The Chevrolet Bolt, General Motors’ Tesla-fighting electric hatchback for the masses, will be able to go 238 miles (383 kilometers) on a single charge.
The car beats the base rear-wheel-drive Tesla Model S, which can go 210 miles (336 kilometers) per charge but costs about $28,500 more.
The Bolt goes on sale later this year for about $37,500 before a $7,500 federal electric vehicle tax credit. It’s the first mass-market electric vehicle to cross the 200-mile (322-kilometer) range, a range that will meet or exceed almost every person’s daily driving needs.

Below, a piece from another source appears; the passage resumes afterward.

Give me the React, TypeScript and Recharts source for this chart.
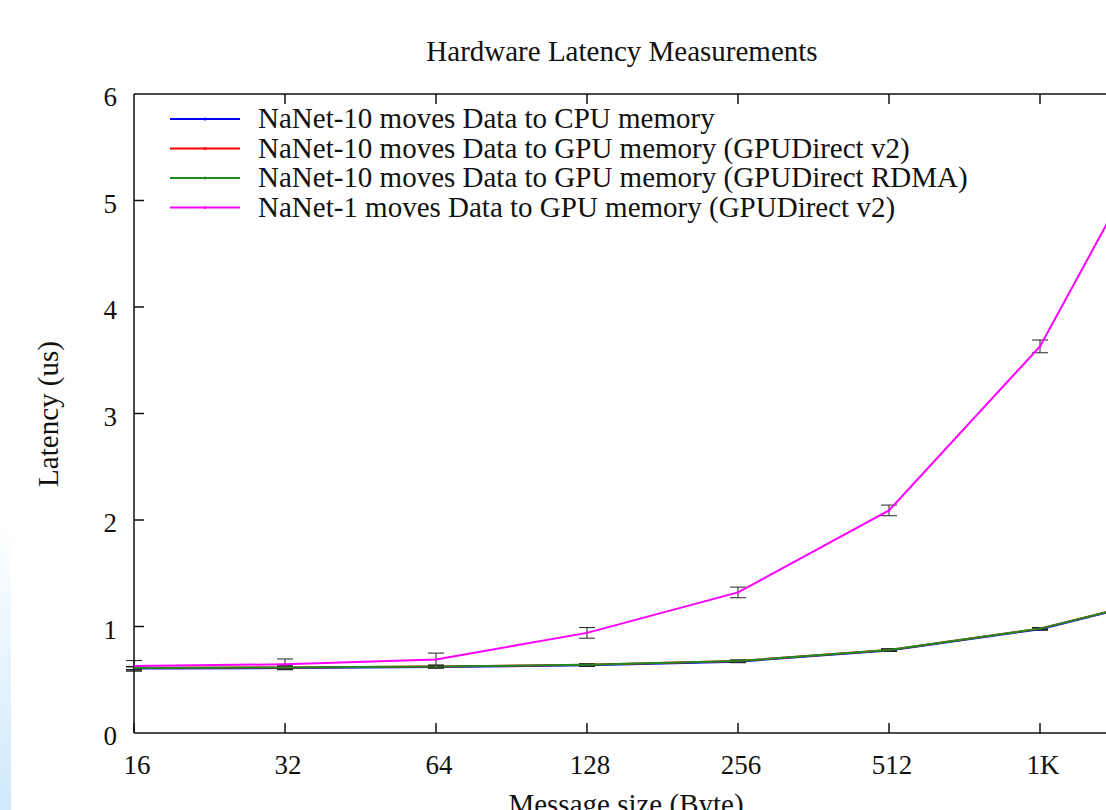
import { LineChart, Line, XAxis, YAxis, ErrorBar, Legend, Label } from 'recharts'

const FONT = '"Liberation Serif", "Times New Roman", serif'
const INK = '#111'

// message sizes (Byte), log2 spaced; 2K point lies past the visible crop
const SIZES = [16, 32, 64, 128, 256, 512, 1024, 2048]
const X_TICKS = [16, 32, 64, 128, 256, 512, 1024]
const Y_TICKS = [0, 1, 2, 3, 4, 5, 6]

// latency (us)
const CPU10 = [0.605, 0.61, 0.62, 0.635, 0.67, 0.775, 0.975, 1.33]
const GPU10_V2 = [0.61, 0.615, 0.625, 0.64, 0.675, 0.78, 0.98, 1.33]
const GPU10_RDMA = [0.61, 0.615, 0.625, 0.64, 0.675, 0.78, 0.98, 1.33]
const GPU1_V2 = [0.63, 0.645, 0.69, 0.94, 1.32, 2.09, 3.63, 6.23]
const ERR10 = [0.015, 0.015, 0.012, 0.01, 0.01, 0.01, 0.01, 0.01]
const ERR1 = [0.05, 0.05, 0.06, 0.05, 0.05, 0.05, 0.06, 0.06]

const SERIES = [
  { key: 'cpu10', err: 'e10', name: 'NaNet-10 moves Data to CPU memory', color: '#0000ff' },
  { key: 'gpu10v2', err: 'e10', name: 'NaNet-10 moves Data to GPU memory (GPUDirect v2)', color: '#ff0000' },
  { key: 'gpu10rdma', err: 'e10', name: 'NaNet-10 moves Data to GPU memory (GPUDirect RDMA)', color: '#1f8a1f' },
  { key: 'gpu1v2', err: 'e1', name: 'NaNet-1 moves Data to GPU memory (GPUDirect v2)', color: '#ff00ff' },
]

const rows = SIZES.map((s, i) => ({
  size: s,
  cpu10: CPU10[i],
  gpu10v2: GPU10_V2[i],
  gpu10rdma: GPU10_RDMA[i],
  gpu1v2: GPU1_V2[i],
  e10: ERR10[i],
  e1: ERR1[i],
}))

const fmtSize = (v: number) => (v >= 1024 ? `${v / 1024}K` : `${v}`)

const BottomTick = ({ x, y, payload }: any) => (
  <g>
    <line x1={x} x2={x} y1={y} y2={y - 10} stroke={INK} strokeWidth={1.5} />
    <text x={x + 3} y={y + 41} textAnchor="middle" fontFamily={FONT} fontSize={27} fill={INK}>
      {fmtSize(payload.value)}
    </text>
  </g>
)

const TopTick = ({ x, y }: any) => (
  <line x1={x} x2={x} y1={y} y2={y + 10} stroke={INK} strokeWidth={1.5} />
)

const LeftTick = ({ x, y, payload }: any) => (
  <g>
    {payload.value > 0 && payload.value < 6 && (
      <line x1={x} x2={x + 10} y1={y} y2={y} stroke={INK} strokeWidth={1.5} />
    )}
    <text x={x - 17} y={y + 12} textAnchor="end" fontFamily={FONT} fontSize={27} fill={INK}>
      {payload.value}
    </text>
  </g>
)

// key box: rows 29.5px apart, sample line with a point marker in the middle
const KeyBox = () => (
  <svg width={830} height={135} style={{ display: 'block', overflow: 'visible' }}>
    {SERIES.map((s, i) => {
      const y = 25 + i * 29.5
      return (
        <g key={s.key}>
          <line x1={0} x2={70} y1={y} y2={y} stroke={s.color} strokeWidth={2} />
          <circle cx={35} cy={y} r={1.5} fill={s.color} />
          <text x={88} y={y + 9} fontFamily={FONT} fontSize={29} fill={INK}>{s.name}</text>
        </g>
      )
    })}
  </svg>
)

export default function App() {
  return (
    <div style={{ position: 'absolute', left: 0, top: 0, width: 1106, height: 810, overflow: 'hidden', background: '#fff' }}>
      <div style={{
        position: 'absolute', left: 0, top: 520, width: 11, height: 290,
        background: 'linear-gradient(to bottom, rgba(207,232,251,0), #cfe8fb)',
      }} />
      <div style={{
        position: 'absolute', left: 0, top: 34, width: 1244, textAlign: 'center',
        fontFamily: FONT, fontSize: 29, color: INK, lineHeight: '34px',
      }}>
        Hardware Latency Measurements
      </div>
      <LineChart width={1300} height={810} data={rows} margin={{ top: 92, right: 109, bottom: 0, left: 0 }}>
        <XAxis
          dataKey="size" type="number" scale="log" domain={[16, 2048]} ticks={X_TICKS}
          allowDataOverflow height={77} tickSize={0} tickMargin={0}
          axisLine={{ stroke: INK, strokeWidth: 1.5 }} tickLine={false} tick={<BottomTick />}
        >
          <Label
            content={() => (
              <text x={626} y={814} textAnchor="middle" fontFamily={FONT} fontSize={29} fill={INK}>
                Message size (Byte)
              </text>
            )}
          />
        </XAxis>
        <XAxis
          xAxisId="top" orientation="top" dataKey="size" type="number" scale="log" domain={[16, 2048]}
          ticks={X_TICKS.slice(1)} allowDataOverflow height={2} tickSize={0} tickMargin={0}
          axisLine={{ stroke: INK, strokeWidth: 1.5 }} tickLine={false} tick={<TopTick />}
        />
        <YAxis
          type="number" domain={[0, 6]} ticks={Y_TICKS} allowDataOverflow width={134}
          tickSize={0} tickMargin={0} axisLine={{ stroke: INK, strokeWidth: 1.5 }} tickLine={false}
          tick={<LeftTick />}
        >
          <Label
            content={() => (
              <text x={58} y={414} transform="rotate(-90 58 414)" textAnchor="middle"
                fontFamily={FONT} fontSize={29} fill={INK}>
                Latency (us)
              </text>
            )}
          />
        </YAxis>
        <Legend
          layout="vertical" align="center" verticalAlign="middle"
          content={<KeyBox />}
          wrapperStyle={{ left: 170, top: 94, width: 830 }}
        />
        {SERIES.map((s) => (
          <Line
            key={s.key} type="linear" dataKey={s.key} name={s.name} stroke={s.color} strokeWidth={2}
            dot={{ r: 1.3, fill: s.color, stroke: 'none' }} activeDot={false} isAnimationActive={false}
          >
            <ErrorBar dataKey={s.err} width={8} stroke="#222" strokeWidth={1} direction="y" />
          </Line>
        ))}
      </LineChart>
    </div>
  )
}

GM says the Bolt’s range was determined in testing by the U.S. Environmental Protection Agency. It takes 9.3 hours to recharge a Bolt from near empty on a 240-Volt home charger, the company said.
The Bolt also will be able to get software fixes over the internet, Pam Fletcher, GM’s executive chief engineer for electric vehicles, said at a recent conference.
Tesla’s lowest-cost Model S is $66,000 before the credit. Late next year, Tesla plans to start selling the more affordable Model 3. At $35,000 before the credit, it will cost less than the Bolt and is expected to go 215 miles (346 kilometers) per charge.
The Palo Alto, California, company makes cars that travel farther than the Bolt, but they come at a price. The new Model S P100D can go about 315 miles (507 kilometers) per charge, but it starts at $134,500 without the credit.